Section 2.3(b) of the Warrant Agreement shall be deleted in its entirety and replaced with the following new Section 2.3(b):
“b) Exercise Price. The exercise price per share of Common Shares under this Warrant shall be $0.45, subject to adjustment hereunder (the “Exercise Price”).”
Section 2.3(c) of the Warrant Agreement shall be deleted in its entirety and replaced with the following new Section 2.3(c):
“c) Cashless Exercise.
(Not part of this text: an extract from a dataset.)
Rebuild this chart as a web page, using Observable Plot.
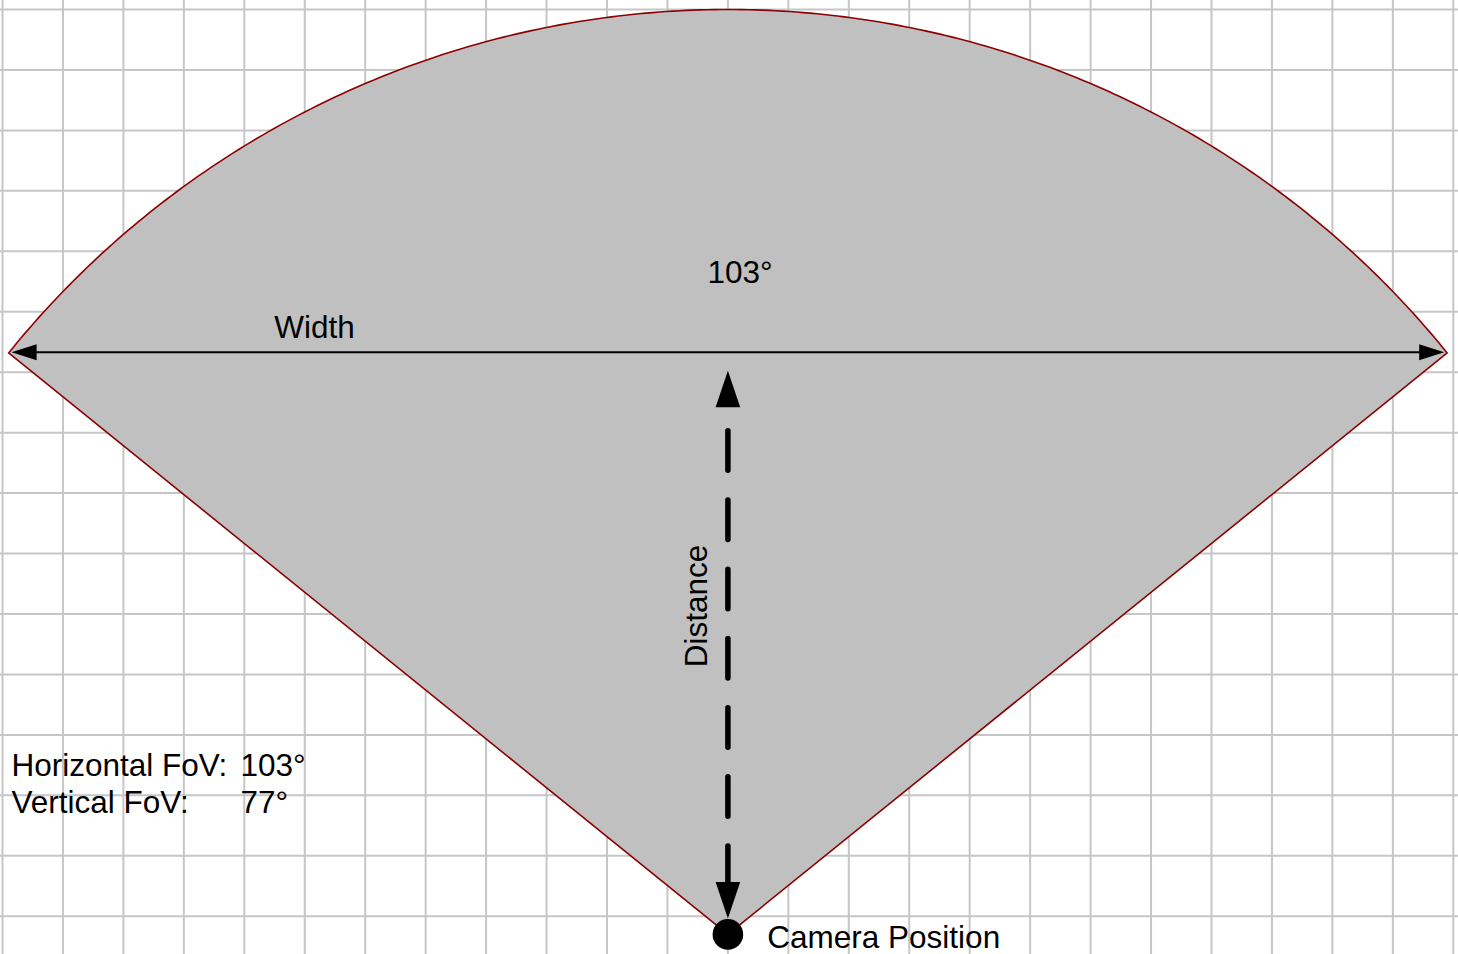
<!DOCTYPE html>
<html><head><meta charset="utf-8">
<script src="https://cdn.jsdelivr.net/npm/d3@7"></script>
<script src="https://cdn.jsdelivr.net/npm/@observablehq/plot@0.6"></script>
<style>html,body{margin:0;padding:0;background:#fff;overflow:hidden}</style>
</head><body><div id="chart"></div>
<script>
// ---------- data (in grid cells; one cell = one square of the background grid) ----------
const gridColumns = [0,1,2,3,4,5,6,7,8,9,10,11,12,13,14,15,16,17,18,19,20,21,22,23,24];
const gridRows = [0,1,2,3,4,5,6,7,8,9,10,11,12,13,14,15];
const cameraX = [12];          // camera column
const cameraY = [15.3];        // camera row (rows counted downward)
const viewRadius = [15.3];     // distance from camera to the arc
const sectorHalfAngle = [51.05]; // degrees, measured from the vertical
const sectorLabels = ["103°"];
const axisLabels = ["Width", "Distance"];
const cameraLabels = ["Camera Position"];
const fovNames = ["Horizontal FoV:", "Vertical FoV:"];
const fovValues = ["103°", "77°"];

// ---------- layout ----------
const W = 1458, H = 954, S = 60.45, X0 = 2, Y0 = 9;
const u = px => px / S;
const px2x = px => (px - X0) / S;
const px2y = py => (py - Y0) / S;
const FONT = "'Liberation Sans', Arial, sans-serif";
const FS = 31.5;

const cx = cameraX[0], cy = cameraY[0], R = viewRadius[0];
const half = sectorHalfAngle[0] * Math.PI / 180;
const N = 240;
const arc = d3.range(N + 1).map(i => {
  const t = -half + 2 * half * i / N;
  return {x: cx + R * Math.sin(t), y: cy - R * Math.cos(t)};
});
const sector = [{x: cx, y: cy}, ...arc, {x: cx, y: cy}];
const leftC = arc[0], rightC = arc[N];
const wy = leftC.y - u(0.8);

// width arrow
const wl = leftC.x + u(3), wr = rightC.x - u(3);
const wHL = u(25), wHW = u(8);
const widthLine = [{x: wl + wHL / 2, y: wy}, {x: wr - wHL / 2, y: wy}];
const widthHeads = [
  {g: "l", x: wl, y: wy}, {g: "l", x: wl + wHL, y: wy - wHW}, {g: "l", x: wl + wHL, y: wy + wHW}, {g: "l", x: wl, y: wy},
  {g: "r", x: wr, y: wy}, {g: "r", x: wr - wHL, y: wy - wHW}, {g: "r", x: wr - wHL, y: wy + wHW}, {g: "r", x: wr, y: wy}
];

// distance arrow
const dotR = 15.3;
const topTip = wy + u(18.5), botTip = cy - u(16);
const dHL = u(36.5), dHW = u(12.3);
const distLine = [{x: cx, y: topTip + dHL}, {x: cx, y: botTip - dHL}];
const distHeads = [
  {g: "t", x: cx, y: topTip}, {g: "t", x: cx - dHW, y: topTip + dHL}, {g: "t", x: cx + dHW, y: topTip + dHL}, {g: "t", x: cx, y: topTip},
  {g: "b", x: cx, y: botTip}, {g: "b", x: cx - dHW, y: botTip - dHL}, {g: "b", x: cx + dHW, y: botTip - dHL}, {g: "b", x: cx, y: botTip}
];

const fovRows = fovNames.map((n, i) => ({name: n, value: fovValues[i], y: px2y(775.7 + i * 37)}));

const chart = Plot.plot({
  width: W, height: H,
  margin: 0,
  x: {domain: [px2x(0), px2x(W)], range: [0, W], axis: null},
  y: {domain: [px2y(0), px2y(H)], range: [0, H], axis: null},
  style: {background: "white", fontFamily: FONT, overflow: "visible"},
  marks: [
    Plot.ruleX(gridColumns, {x: d => d, stroke: "#c6c6c6", strokeWidth: 2, strokeOpacity: 1}),
    Plot.ruleY(gridRows, {y: d => d, stroke: "#c6c6c6", strokeWidth: 2, strokeOpacity: 1}),
    Plot.line(sector, {x: "x", y: "y", fill: "#c0c0c0", stroke: "#8b0000", strokeWidth: 1.6, curve: "linear"}),
    Plot.line(widthLine, {x: "x", y: "y", stroke: "black", strokeWidth: 2}),
    Plot.line(widthHeads, {x: "x", y: "y", z: "g", fill: "black", stroke: "none"}),
    Plot.line(distLine, {x: "x", y: "y", stroke: "black", strokeWidth: 5.5, strokeLinecap: "round",
      strokeDasharray: "39.5,29.7", strokeDashoffset: 45.5}),
    Plot.line(distHeads, {x: "x", y: "y", z: "g", fill: "black", stroke: "none"}),
    Plot.dot([{x: cx, y: cy}], {x: "x", y: "y", r: dotR, fill: "black", stroke: "none"}),
    Plot.text(sectorLabels, {x: px2x(739.5), y: px2y(282.5), text: d => d, fontSize: FS, fontFamily: FONT, textAnchor: "middle", lineAnchor: "bottom", fill: "black"}),
    Plot.text([axisLabels[0]], {x: px2x(314), y: px2y(337.5), text: d => d, fontSize: FS, fontFamily: FONT, textAnchor: "middle", lineAnchor: "bottom", fill: "black"}),
    Plot.text([axisLabels[1]], {x: px2x(706), y: px2y(605.5), text: d => d, rotate: -90, fontSize: FS, fontFamily: FONT, textAnchor: "middle", lineAnchor: "bottom", fill: "black"}),
    Plot.text(fovRows, {x: px2x(10.9), y: "y", text: "name", fontSize: FS, fontFamily: FONT, textAnchor: "start", lineAnchor: "bottom", fill: "black"}),
    Plot.text(fovRows, {x: px2x(240), y: "y", text: "value", fontSize: FS, fontFamily: FONT, textAnchor: "start", lineAnchor: "bottom", fill: "black"}),
    Plot.text(cameraLabels, {x: px2x(766.8), y: px2y(947), text: d => d, fontSize: FS, fontFamily: FONT, textAnchor: "start", lineAnchor: "bottom", fill: "black"})
  ]
});
document.getElementById("chart").appendChild(chart);
</script>
</body></html>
This Warrant may be exercised, in whole or in part, by means of a “cashless exercise” in which the Holder shall be entitled to receive a number of Warrant Shares equal to the quotient obtained by dividing [(A-B) (X)] by (A), where:
(A) = as applicable: (i) the VWAP on the Trading Day immediately preceding the date of the applicable Notice of Exercise if such Notice of Exercise is (1) both executed and delivered pursuant to Section 2(a) hereof on a day that is not a Trading Day or (2) both executed and delivered pursuant to Section 2(a) hereof on a Trading Day prior to the opening of “regular trading hours” (as defined in Rule 600(b)(68) of Regulation NMS promulgated under the federal securities laws) on such Trading Day, (ii) the VWAP on the Trading Day immediately preceding the date of the applicable Notice of Exercise as of the time of the Holder’s execution of the applicable Notice of Exercise if such Notice of Exercise is executed during “regular trading hours” on a Trading Day and is delivered within two (2) hours thereafter (including until two (2) hours after the close of “regular trading hours” on a Trading Day) pursuant to Section 2(a) hereof or (iii) the VWAP on the date of the applicable Notice of Exercise if the date of such Notice of Exercise is a Trading Day and such Notice of Exercise is both executed and delivered pursuant to Section 2(a) hereof after the close of “regular trading hours” on such Trading Day;
(B) = the Exercise Price of this Warrant, as adjusted hereunder; and
(X) = the number of Warrant Shares that would be issuable upon exercise of this Warrant in accordance with the terms of this Warrant if such exercise were by means of a cash exercise rather than a cashless exercise.”